As the leading scholarly organization engaged in the study of genocide,
we welcome continued investigation that will enhance our understanding
of the 1915 massacres. However, we are extremely wary of any call
for allegedly impartial research into what are clearly established
historical facts.

Acknowledgment of the Armenian Genocide must be the starting point
of any "impartial historical commission," not one of its possible
conclusions. The world would not accept an inquiry into the truth
of the Nazi Holocaust, or the extermination of the Tutsi in Rwanda,
and nor can it do so with the genocide of the Armenians.

William Schabas, President, International Association of Genocide

In 1915, against the background of great power politics intervening
in the Ottoman Empire and of World War I, some 1.5 million Armenians
were slaughtered. While on May 24, 1915, the Allied Powers (France,
Great Britain, and Russia) warned the Ottoman leaders that they
would be called to account for their "crimes against humanity,"
U.S. Ambassador Henry Morgenthau described on July 16, 1915 what was
happening as "race extermination." Raphael Lemkin, the legal scholar
who coined the term "genocide" in 1944, describing in his personal
memoir how he became involved in its study, wrote:

I identified myself more and more with the sufferings of the victims,
whose numbers grew, and I continued my study of history. I understood
that the function of memory is not only to register past events,
but to stimulate human conscience. Soon contemporary examples of
genocide followed, such as the slaughter of the Armenians.

We note that monitors at the protocols signing ceremony-Russia,
France, the European Union, and Switzerland (the mediator in the
negotiations)-all have already acknowledged the Armenian Genocide
through their respective parliaments. The U.S., whose official
diplomatic archive is one of the richest historical sources on the
Armenian Genocide, will itself eventually have to stop compromising
the truth for political expediency. President Ronald Reagan called
it genocide in 1981. President George W. Bush described it as "the
annihilation of as many as 1.5 million Armenians through forced exile
and murder at the end of the Ottoman Empire" in 2004. President Obama,
in January 2008, stated:

I also share with Armenian Americans-so many of whom are descended
from genocide survivors-a principled commitment to commemorating and
ending genocide. That starts with acknowledging the tragic instances
of genocide in world history. As a U.S. senator, I have stood with the
Armenian American community in calling for Turkey's acknowledgment
of the Armenian Genocide. Two years ago, I criticized the secretary
of state for the firing of U.S. Ambassador to Armenia, John Evans,
after he properly used the term "genocide" to describe Turkey's
slaughter of thousands of Armenians starting in 1915. I shared with
Secretary Rice my firmly held conviction that the Armenian Genocide
is not an allegation, a personal opinion, or a point of view, but
rather a widely documented fact supported by an overwhelming body of
historical evidence. The facts are undeniable. An official policy that
calls on diplomats to distort the historical facts is an untenable
policy.
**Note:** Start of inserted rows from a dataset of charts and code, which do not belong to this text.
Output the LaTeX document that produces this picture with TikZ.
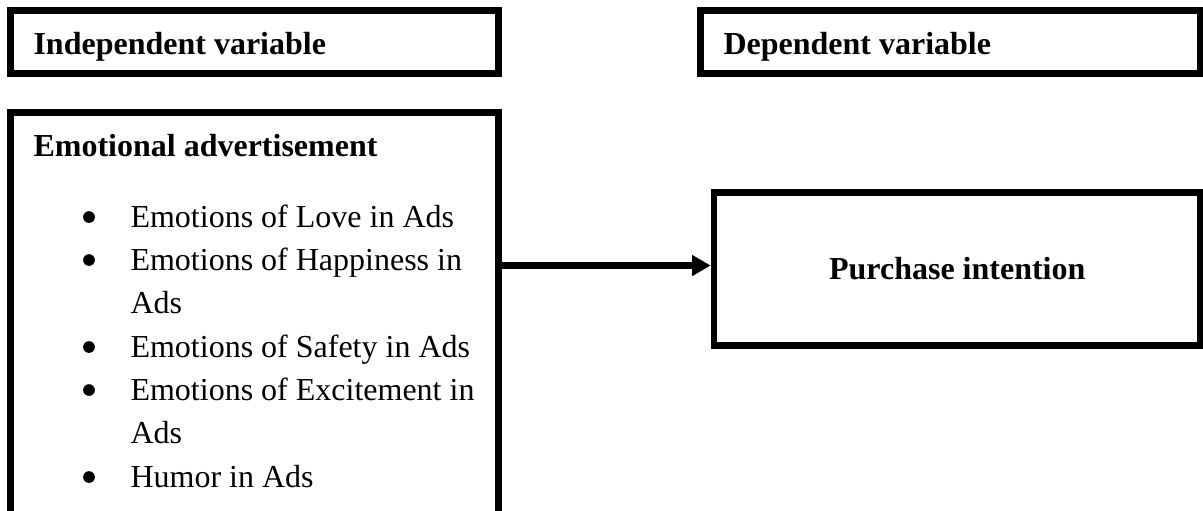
\documentclass[tikz,border=0pt]{standalone}
\usepackage{fontspec}
\setmainfont{Liberation Serif}
\usetikzlibrary{arrows.meta}

\begin{document}
\begin{tikzpicture}[x=0.375pt,y=-0.375pt,
  varbox/.style={draw,rectangle,line width=2.5pt,inner sep=0pt},
  head/.style={anchor=base west,inner sep=0pt,font=\fontsize{12}{14}\selectfont\bfseries},
  item/.style={anchor=base west,inner sep=0pt,font=\fontsize{12}{14}\selectfont},
  dot/.style={circle,fill,inner sep=0pt,minimum size=4.4pt},
  link/.style={-{Triangle[length=7pt,width=7.5pt]},line width=2.5pt}]
  \path[use as bounding box,clip] (0,0) rectangle (1203,510);

  % the boxes
  \node[varbox,minimum width=183pt,minimum height=23.6pt] (indep) at (254.5,42) {};
  \node[varbox,minimum width=187.5pt,minimum height=23.6pt] (dep) at (950.5,42) {};
  \node[varbox,minimum width=183pt,minimum height=156.6pt] (emo) at (254.5,321.25) {};
  \node[varbox,minimum width=182.4pt,minimum height=57.4pt,
        font=\fontsize{12}{14}\selectfont\bfseries] (purchase) at (957.25,269) {Purchase intention};

  % headings
  \node[head] (indeplbl) at (33,54) {Independent variable};
  \node[head] (deplbl) at (723,54) {Dependent variable};
  \node[head] (emolbl) at (33,156) {Emotional advertisement};

  % list
  \node[item] (love) at (130,227) {Emotions of Love in Ads};
  \node[item] (happy) at (130,270) {Emotions of Happiness in};
  \node[item] (happyb) at (130,313) {Ads};
  \node[item] (safe) at (130,357) {Emotions of Safety in Ads};
  \node[item] (excite) at (130,400) {Emotions of Excitement in};
  \node[item] (exciteb) at (130,443) {Ads};
  \node[item] (humor) at (130,487) {Humor in Ads};
  \foreach \y/\n in {217/1,260/2,347/3,390/4,477/5}
    \node[dot] (bul\n) at (89,\y) {};

  \coordinate (arrowy) at (600,265.5);
  \draw[link] (emo.east |- arrowy) -- (purchase.west |- arrowy);
\end{tikzpicture}
\end{document}
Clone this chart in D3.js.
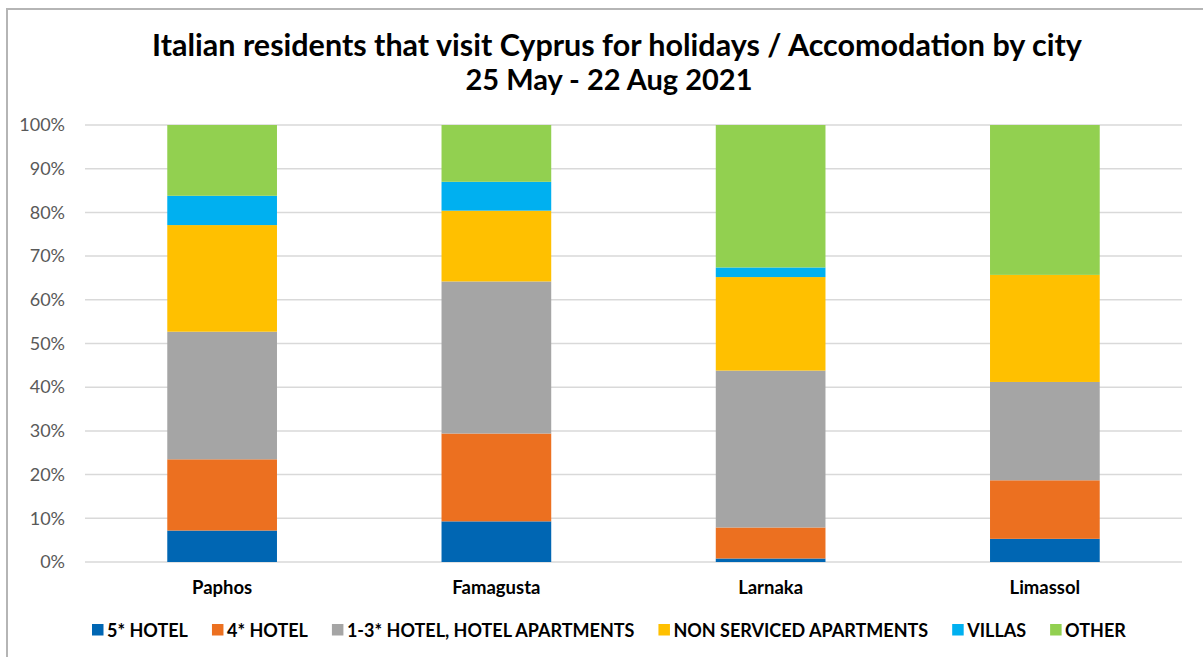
<!DOCTYPE html>
<html>
<head>
<meta charset="utf-8">
<script src="https://cdn.jsdelivr.net/npm/d3@7"></script>
<style>
  html, body { margin: 0; padding: 0; background: #fff; }
  svg { display: block; }
</style>
</head>
<body>
<svg id="chart" width="1203" height="657"></svg>
<script>
// Accommodation share (%) per city
const cities = ["Paphos", "Famagusta", "Larnaka", "Limassol"];
const seriesNames = ["5* HOTEL", "4* HOTEL", "1-3* HOTEL, HOTEL APARTMENTS", "NON SERVICED APARTMENTS", "VILLAS", "OTHER"];
const hotel5     = [7.2, 9.3, 0.8, 5.3];
const hotel4     = [16.3, 20.1, 7.1, 13.4];
const hotel13    = [29.2, 34.8, 35.9, 22.5];
const nonServiced = [24.4, 16.2, 21.4, 24.5];
const villas     = [6.7, 6.6, 2.2, 0.0];
const other      = [16.2, 13.0, 32.6, 34.3];
const yTicks = [0, 10, 20, 30, 40, 50, 60, 70, 80, 90, 100];
const colors = ["#0066B3", "#EC7020", "#A5A5A5", "#FFC000", "#00B0F0", "#92D050"];

const seriesValues = [hotel5, hotel4, hotel13, nonServiced, villas, other];
const rows = cities.map((c, i) => {
  const r = { city: c };
  seriesNames.forEach((s, k) => { r[s] = seriesValues[k][i]; });
  return r;
});

const svg = d3.select("#chart");
const W = 1203, H = 657;
const plot = { left: 85, right: 1182, top: 125, bottom: 562 };
const font = "Lato, 'Open Sans', sans-serif";

// outer chart frame
svg.append("rect")
  .attr("x", 7).attr("y", 9)
  .attr("width", W).attr("height", H)
  .attr("fill", "#fff")
  .attr("stroke", "#b5b5b5").attr("stroke-width", 2);

// title
const title = svg.append("text")
  .attr("text-anchor", "middle")
  .attr("font-family", font).attr("font-weight", "bold")
  .attr("fill", "#000");
title.append("tspan").attr("x", 617).attr("y", 56).attr("font-size", 30.5)
  .text("Italian residents that visit Cyprus for holidays / Accomodation by city");
title.append("tspan").attr("x", 609).attr("y", 90).attr("font-size", 29)
  .text("25 May - 22 Aug 2021");

const x = d3.scaleBand().domain(cities)
  .range([plot.left, plot.right]).paddingInner(0.6).paddingOuter(0.3);
const y = d3.scaleLinear().domain([0, 100]).range([plot.bottom, plot.top]);

// gridlines
svg.append("g")
  .selectAll("line").data(yTicks).join("line")
  .attr("x1", plot.left).attr("x2", plot.right)
  .attr("y1", d => y(d)).attr("y2", d => y(d))
  .attr("stroke", "#d9d9d9").attr("stroke-width", 1.5);

// y axis labels
const yAxis = d3.axisLeft(y).tickValues(yTicks).tickFormat(d => d + "%").tickSize(0).tickPadding(0);
const ya = svg.append("g").attr("transform", `translate(${plot.left - 20},0)`).call(yAxis);
ya.select(".domain").remove();
ya.selectAll("text")
  .attr("font-family", font).attr("font-size", 18).attr("fill", "#595959");

// stacked bars
const stack = d3.stack().keys(seriesNames)(rows);
svg.append("g").selectAll("g").data(stack).join("g")
  .attr("fill", (d, i) => colors[i])
  .selectAll("rect").data(d => d).join("rect")
  .attr("x", d => x(d.data.city))
  .attr("width", x.bandwidth())
  .attr("y", d => y(d[1]))
  .attr("height", d => y(d[0]) - y(d[1]));

// category axis
const xAxis = d3.axisBottom(x).tickSize(0).tickPadding(0);
const xa = svg.append("g").attr("transform", `translate(0,${plot.bottom + 32})`).call(xAxis);
xa.select(".domain").remove();
xa.selectAll("text")
  .attr("dy", 0)
  .attr("font-family", font).attr("font-weight", "bold")
  .attr("font-size", 18.5).attr("fill", "#000");

// legend
const legend = svg.append("g").attr("transform", "translate(92,630)");
let lx = 0;
seriesNames.forEach((name, i) => {
  const g = legend.append("g").attr("transform", `translate(${lx},0)`);
  g.append("rect").attr("x", 0).attr("y", -6).attr("width", 11.5).attr("height", 11.5).attr("fill", colors[i]);
  const t = g.append("text").attr("x", 15).attr("y", 6.5)
    .attr("font-family", font).attr("font-weight", "bold")
    .attr("font-size", 18).attr("fill", "#000").text(name);
  lx += 15 + t.node().getComputedTextLength() + 24;
});
</script>
</body>
</html>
As a senator, I strongly support passage of the Armenian
Genocide Resolution (H.Res.106 and S.Res.106), and as president I
will recognize the Armenian Genocide.

Notwithstanding the above, we are of the opinion that while Turks
today are not guilty of committing the genocide, they are responsible
for accepting and allowing Turkey's official state denial. Denial is
considered the final stage of genocide, which continues to victimize
the survivors and their descendants, aggravating an open wound
that can not heal. The tremendous pain that an Armenian feels is no
different from that a Jew, Pole, or Roma feels because of people,
such as President Ahmedinejad of Iran, who deny the Holocaust of
World War II, or a Tutsi feels when the Rwandan Genocide is denied.

In conclusion, the Armenian Genocide is part of world history. If we
want to prevent future genocides, we must treat all cases of genocide
as part of the universal experience, and of concern to all.